Lagunas’ more interesting challenge was to the trial court’s failure to instruct the jury on gross vehicular manslaughter while intoxicated, a form of aggravated felony DUI. While a trial court is required to instruct on lesser included offenses, it is not required to instruct on lesser related offenses without the agreement of the prosecutor. The distinction turns on whether the elements sufficiently overlap such that a defendant could not legally commit the greater offense without also being guilty of the lesser offense. The California Supreme Court already decided this question in People v. Sanchez, a 2001 case, by noting that gross vehicular manslaughter while intoxicated includes two additional elements not required for a murder conviction, namely use of a vehicle and intoxication. The statutes are therefore related, but are not lesser and greater versions of one another.

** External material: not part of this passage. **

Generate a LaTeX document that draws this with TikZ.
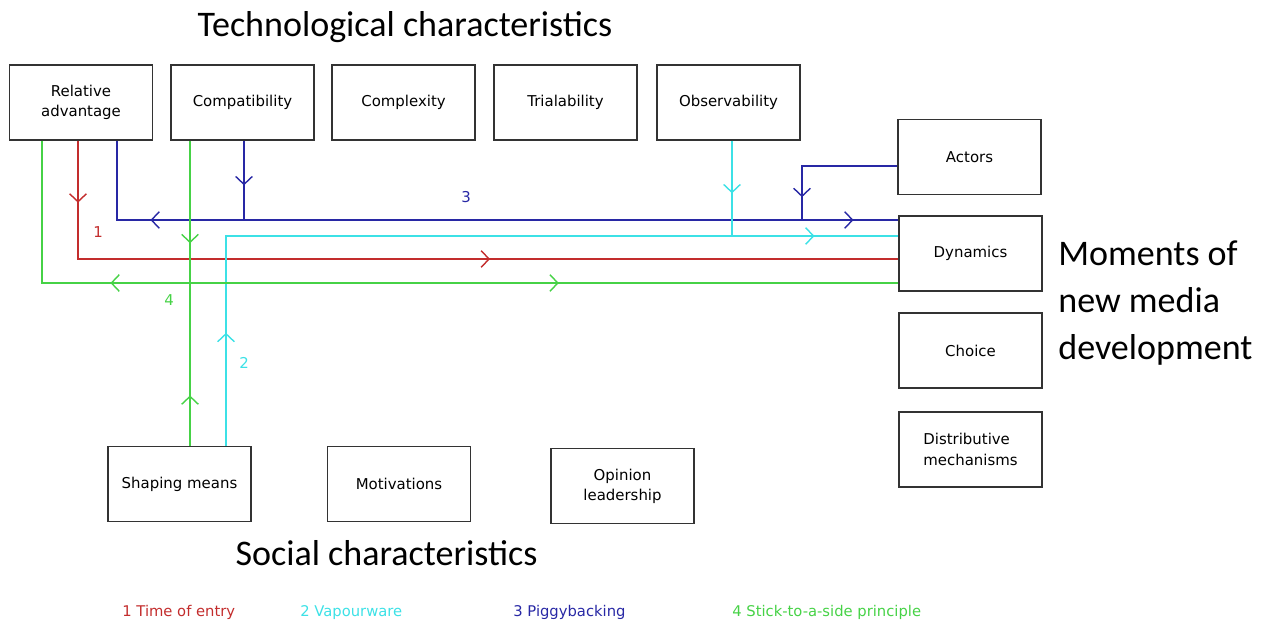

Lagunas acknowledged Sanchez, but argued that the legislature must have intended vehicular manslaughter to be a lesser included offense of murder by the plain meaning of the word “manslaughter.” The Court of Appeals found no persuasive legislative history to suggest that the vehicular manslaughter statute was intended to operate as a lesser included offense of murder. To the contrary, Section 191.5 of the Penal Code, describing gross vehicular manslaughter, explicitly states that nothing in that section is to be construed as prohibiting a murder charge, citing Watson. The court also noted that in the two decades following Sanchez, the legislature apparently assented to its holding by taking no action to clarify or modify the relationship between the two statutes.

Lagunas finally argued that since courts are typically required to instruct on involuntary manslaughter, a homicide without malice, in a murder case, it would offend equal protection principles to treat vehicular manslaughter differently. The court rejected this argument because, even assuming the Watson murder defendants are treated differently than other murder defendants in this respect, that discriminatory treatment is rationally related to the state’s legitimate interest to impose harsh punishment and effect deterrence on individuals who drive while intoxicated.

In a footnote, the court rebuffed what appears to have been the real thrust of Lagunas’ frustration with the trial court. Lagunas argued that, “Criminal courts are not supposed to be gambling halls where juries are faced with all or nothing verdicts,” alleging that the prosecution “engineered an all or nothing case by only charging second degree murder, betting that no jury would let appellant walk free after causing the death of an innocent little girl.” The Court of Appeals replied that it did not take “a position on this oft-raised argument, but we are publishing this opinion to make clear that this argument is more properly directed to the Legislature.” In other words, if you don’t like it, call your congressperson.